Frédéric Morellet roula dans les rues de Cholet jusqu’à un portail qui s’ouvrait dans un mur de clôture. Nous nous sommes enfilés entre des buissons de camélias en fleurs et nous avons surgi sur une terrasse de gravier blond devant une grande et belle maison à étage dont la façade percée de larges fenêtres était éclairée par le soleil de midi. Souriante, Danielle nous attendait devant la porte
— La petite fille du lac ! me dit-elle en guise de salut.
Je fus touchée par cette évocation de mon livre de souvenirs sur Nernier, comme si les décennies ne nous avaient pas véritablement séparés.
Je m’attendais à une très vieille femme. Son visage sans ride, ses yeux vifs, noirs et perçants, ses cheveux blancs touffus coupés court en casque, sa frange lumineuse, sa posture décidée et élégante débordaient d’énergie, et je compris que la veuve de François Morellet avait résisté au temps.
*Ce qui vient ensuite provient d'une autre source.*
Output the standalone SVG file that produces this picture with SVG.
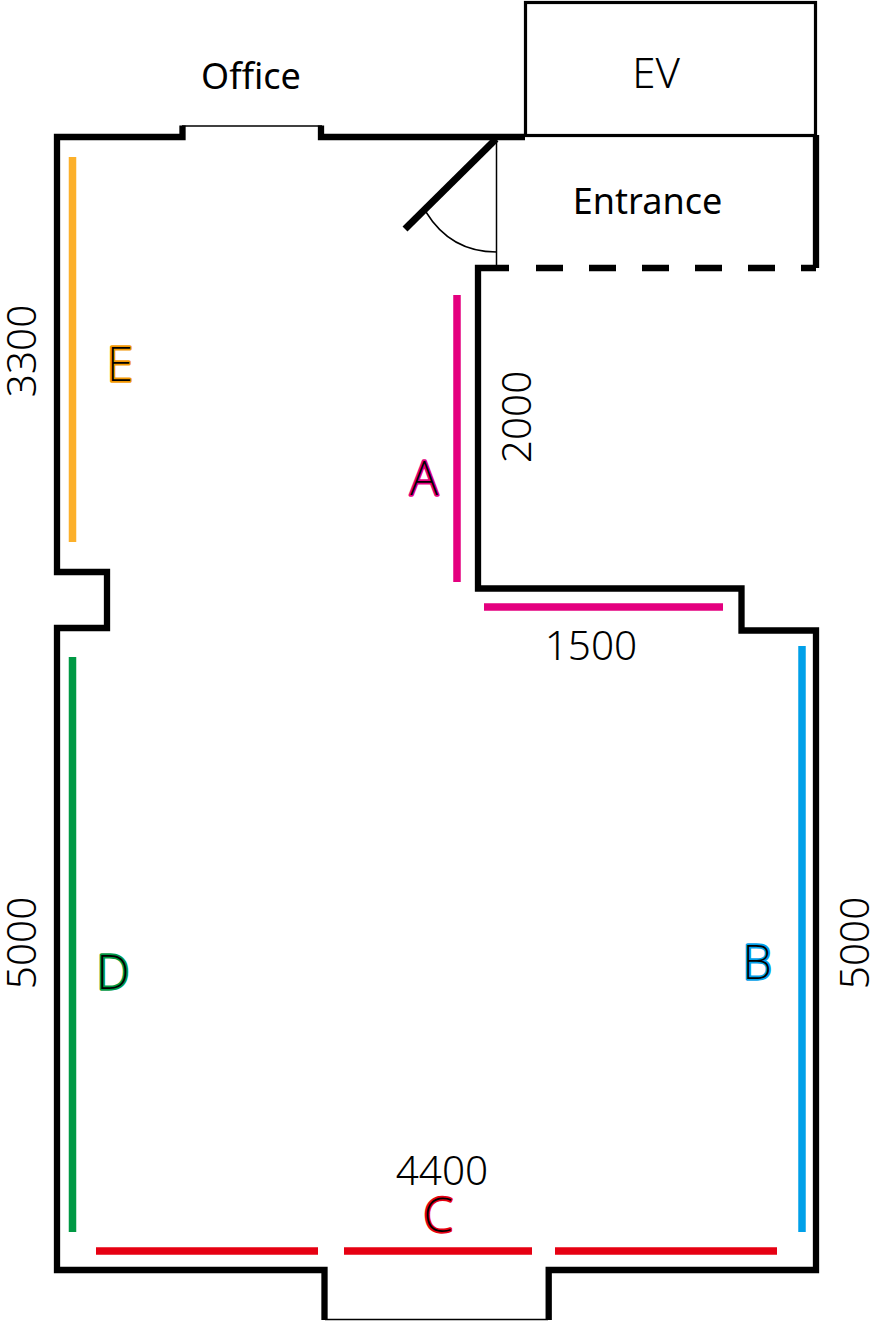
<svg xmlns="http://www.w3.org/2000/svg" width="884" height="1321" viewBox="0 0 884 1321">
<style>
.w{fill:none;stroke:#000;stroke-width:6.300;stroke-linejoin:miter;stroke-linecap:butt}
.t{fill:none;stroke:#000;stroke-width:1.500}
.t3{fill:none;stroke:#000;stroke-width:3.200}
.b{stroke-width:7.500;fill:none}
text{font-family:"Noto Sans","Open Sans",sans-serif;fill:#000;font-weight:300}
.d{font-size:40.500px;text-anchor:middle}
.l{font-size:36px;text-anchor:middle;font-weight:400}
.k{font-size:47px;text-anchor:middle;stroke-width:3.400;paint-order:stroke;stroke-linejoin:round;font-weight:200}
</style>
<g id="walls">
<path class="w" d="M525 137H321V125.500M182.500 125.500V137H57V572H107V628H57V1270H324.500V1320M548.700 1320V1270H816V630.500H741.500V588.500H478V268H509"/>
<path class="w" d="M816 135V268"/>
<path class="w" d="M536 268H816" stroke-dasharray="27 26"/>
<path class="t" d="M182 126H322"/>
<path class="t" d="M325 1319.500H548"/>
</g>
<g id="ev"><rect class="t3" x="525.500" y="2.500" width="290" height="133"/><text class="l" x="656" y="88" style="font-size:42px;font-weight:300">EV</text></g>
<g id="entrance"><text class="l" x="647.500" y="214">Entrance</text></g>
<g id="office"><text class="l" x="251" y="89">Office</text></g>
<g id="door">
<path d="M496 139L405 229" fill="none" stroke="#000" stroke-width="7"/>
<path class="t" d="M496.500 139V266M426 212C442 238 464 252 496.500 252"/>
</g>
<g id="wall-a"><path class="b" stroke="#e4007f" d="M457 295V582M484 607H723"/><text class="k" x="424" y="495" stroke="#e4007f">A</text></g>
<g id="wall-b"><path class="b" stroke="#00a0e9" d="M802 646V1232"/><text class="k" x="757" y="979" stroke="#00a0e9">B</text></g>
<g id="wall-c"><path class="b" stroke="#e60012" d="M96 1251H318M344 1251H532M555 1251H777"/><text class="k" x="438" y="1232" stroke="#e60012">C</text></g>
<g id="wall-d"><path class="b" stroke="#009944" d="M72.500 657V1232"/><text class="k" x="113" y="989" stroke="#009944">D</text></g>
<g id="wall-e"><path class="b" stroke="#fcb02a" d="M72.500 157V542"/><text class="k" x="120" y="381" stroke="#f39800">E</text></g>
<g id="dims">
<text class="d" transform="translate(36 351) rotate(-90)">3300</text>
<text class="d" transform="translate(531 417) rotate(-90)">2000</text>
<text class="d" transform="translate(36 943) rotate(-90)">5000</text>
<text class="d" transform="translate(869 943) rotate(-90)">5000</text>
<text class="d" x="591" y="660">1500</text>
<text class="d" x="442" y="1185">4400</text>
</g>
</svg>
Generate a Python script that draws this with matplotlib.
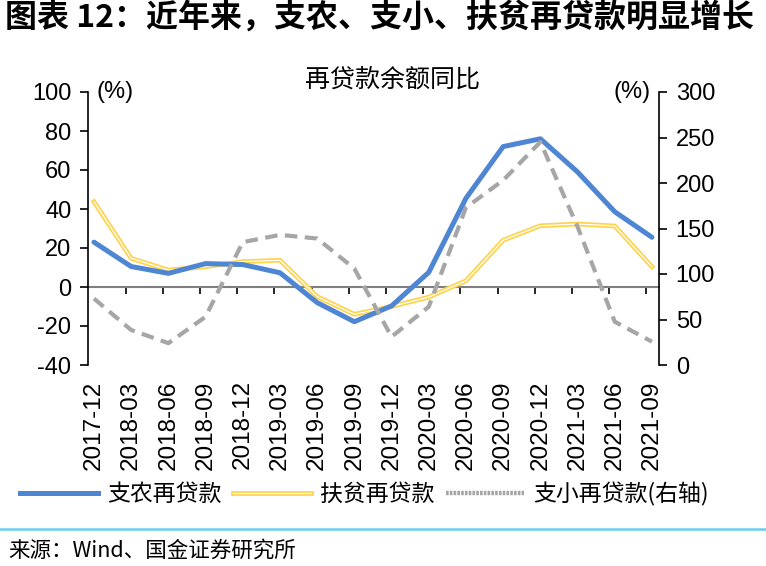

Elle paraissait quinze ans de moins que son âge.
Elle nous présenta un de ses neveux convié à déjeuner et nous nous sommes dirigés vers le salon. Le vestibule était déjà vaste, mais un appartement parisien aurait tenu à l’aise dans le salon. Le piano à queue y passait presque inaperçu. Sur plusieurs mètres le long d’un mur, en noir sur blanc, une œuvre minimaliste de son mari déroulait des traits verticaux avec légèreté, comme s’ils se courraient après. Nous avons pris place dans des canapés confortables tapissés de velours rouge, devant une vaste cheminée et une bibliothèque bourrée de livres. Comment décrire l’accueil chaleureux qui nous fut fait ? C’était comme si tonton Charles et son fils François étaient encore parmi nous, rieurs et amicaux. Et comment vous faire partager la finesse du repas qui suivit, confectionné avec les châtaignes et les kiwis du jardin.